** Start Source material **

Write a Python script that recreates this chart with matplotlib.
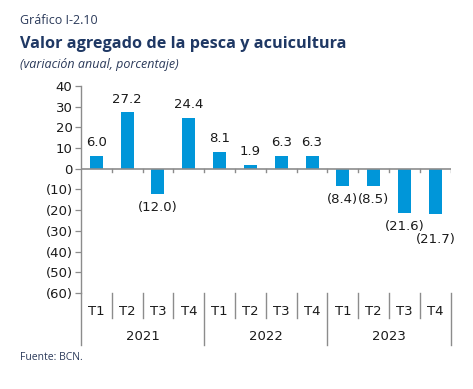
import matplotlib.pyplot as plt
import matplotlib.transforms as mtransforms

quarters = ['T1', 'T2', 'T3', 'T4'] * 3
years = ['2021', '2022', '2023']
values = [6.0, 27.2, -12.0, 24.4, 8.1, 1.9, 6.3, 6.3, -8.4, -8.5, -21.6, -21.7]
yticks = [40, 30, 20, 10, 0, -10, -20, -30, -40, -50, -60]

bar_color = '#0096d9'
axis_color = '#8c8c8c'


def fmt(v):
    if v < 0:
        return '({:.1f})'.format(-v)
    return '{:.1f}'.format(v)


fig = plt.figure(figsize=(4.73, 3.89), dpi=100)
ax = fig.add_axes([0.171, 0.247, 0.782, 0.532])

x = list(range(len(values)))
ax.bar(x, values, width=0.42, color=bar_color, zorder=2)

for xi, v in zip(x, values):
    off = 5 if v >= 0 else -5
    if xi == len(values) - 1:
        off = -14  # excel nudged the last label down to avoid overlap
    ax.annotate(fmt(v), (xi, v), xytext=(0, off), textcoords='offset points',
                ha='center', va='bottom' if v >= 0 else 'top',
                fontsize=9.5, family='DejaVu Sans', color='#1a1a1a')

ax.set_xlim(-0.5, len(values) - 0.5)
ax.set_ylim(-60, 40)
ax.set_yticks(yticks)
ax.set_yticklabels([fmt(t).replace('.0', '') for t in yticks], fontsize=9.5, color='#1a1a1a')
ax.tick_params(axis='y', length=4, width=0.9, color=axis_color, pad=2)

for s in ['top', 'right', 'bottom']:
    ax.spines[s].set_visible(False)
ax.spines['left'].set_color(axis_color)
ax.spines['left'].set_linewidth(1.0)

ax.set_xticks([])
ax.axhline(0, color=axis_color, lw=1.2, zorder=3)

# small ticks on the zero line
for b in range(1, len(values) + 1):
    ax.plot([b - 0.5, b - 0.5], [0, -1.8], color=axis_color, lw=1.0, zorder=3)

# category axis below the plot
trans = mtransforms.blended_transform_factory(ax.transData, ax.transAxes)
for b in range(len(values) + 1):
    xb = b - 0.5
    y_end = -0.25 if b % 4 == 0 else -0.12
    ax.plot([xb, xb], [0, y_end], color=axis_color, lw=1.0, transform=trans, clip_on=False)

for xi, q in zip(x, quarters):
    ax.text(xi, -0.09, q, transform=trans, ha='center', va='center', fontsize=9.5, color='#1a1a1a')
for i, yr in enumerate(years):
    ax.text(4 * i + 1.5, -0.21, yr, transform=trans, ha='center', va='center', fontsize=9.5, color='#1a1a1a')

fig.text(0.042, 0.948, 'Gráfico I-2.10', fontsize=9, color='#2b3a5a', family='Open Sans', va='center')
fig.text(0.042, 0.887, 'Valor agregado de la pesca y acuicultura', fontsize=11.7, fontweight='bold',
         color='#1f3864', family='Open Sans', va='center')
fig.text(0.042, 0.835, '(variación anual, porcentaje)', fontsize=9, style='italic',
         color='#2b3a5a', family='Open Sans', va='center')
fig.text(0.042, 0.08, 'Fuente: BCN.', fontsize=7.5, color='#2b3a5a', family='Open Sans', va='center')

fig.savefig('out.png', dpi=100)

** End Source material **

▶ [Requirements]:
Pictures are excluded; output everything else in the data verbatim.

▶ [Complete output]:
Write a Python script that recreates this chart with matplotlib.
import matplotlib.pyplot as plt
import matplotlib.transforms as mtransforms

quarters = ['T1', 'T2', 'T3', 'T4'] * 3
years = ['2021', '2022', '2023']
values = [6.0, 27.2, -12.0, 24.4, 8.1, 1.9, 6.3, 6.3, -8.4, -8.5, -21.6, -21.7]
yticks = [40, 30, 20, 10, 0, -10, -20, -30, -40, -50, -60]

bar_color = '#0096d9'
axis_color = '#8c8c8c'


def fmt(v):
    if v < 0:
        return '({:.1f})'.format(-v)
    return '{:.1f}'.format(v)


fig = plt.figure(figsize=(4.73, 3.89), dpi=100)
ax = fig.add_axes([0.171, 0.247, 0.782, 0.532])

x = list(range(len(values)))
ax.bar(x, values, width=0.42, color=bar_color, zorder=2)

for xi, v in zip(x, values):
    off = 5 if v >= 0 else -5
    if xi == len(values) - 1:
        off = -14  # excel nudged the last label down to avoid overlap
    ax.annotate(fmt(v), (xi, v), xytext=(0, off), textcoords='offset points',
                ha='center', va='bottom' if v >= 0 else 'top',
                fontsize=9.5, family='DejaVu Sans', color='#1a1a1a')

ax.set_xlim(-0.5, len(values) - 0.5)
ax.set_ylim(-60, 40)
ax.set_yticks(yticks)
ax.set_yticklabels([fmt(t).replace('.0', '') for t in yticks], fontsize=9.5, color='#1a1a1a')
ax.tick_params(axis='y', length=4, width=0.9, color=axis_color, pad=2)

for s in ['top', 'right', 'bottom']:
    ax.spines[s].set_visible(False)
ax.spines['left'].set_color(axis_color)
ax.spines['left'].set_linewidth(1.0)

ax.set_xticks([])
ax.axhline(0, color=axis_color, lw=1.2, zorder=3)

# small ticks on the zero line
for b in range(1, len(values) + 1):
    ax.plot([b - 0.5, b - 0.5], [0, -1.8], color=axis_color, lw=1.0, zorder=3)

# category axis below the plot
trans = mtransforms.blended_transform_factory(ax.transData, ax.transAxes)
for b in range(len(values) + 1):
    xb = b - 0.5
    y_end = -0.25 if b % 4 == 0 else -0.12
    ax.plot([xb, xb], [0, y_end], color=axis_color, lw=1.0, transform=trans, clip_on=False)

for xi, q in zip(x, quarters):
    ax.text(xi, -0.09, q, transform=trans, ha='center', va='center', fontsize=9.5, color='#1a1a1a')
for i, yr in enumerate(years):
    ax.text(4 * i + 1.5, -0.21, yr, transform=trans, ha='center', va='center', fontsize=9.5, color='#1a1a1a')

fig.text(0.042, 0.948, 'Gráfico I-2.10', fontsize=9, color='#2b3a5a', family='Open Sans', va='center')
fig.text(0.042, 0.887, 'Valor agregado de la pesca y acuicultura', fontsize=11.7, fontweight='bold',
         color='#1f3864', family='Open Sans', va='center')
fig.text(0.042, 0.835, '(variación anual, porcentaje)', fontsize=9, style='italic',
         color='#2b3a5a', family='Open Sans', va='center')
fig.text(0.042, 0.08, 'Fuente: BCN.', fontsize=7.5, color='#2b3a5a', family='Open Sans', va='center')

fig.savefig('out.png', dpi=100)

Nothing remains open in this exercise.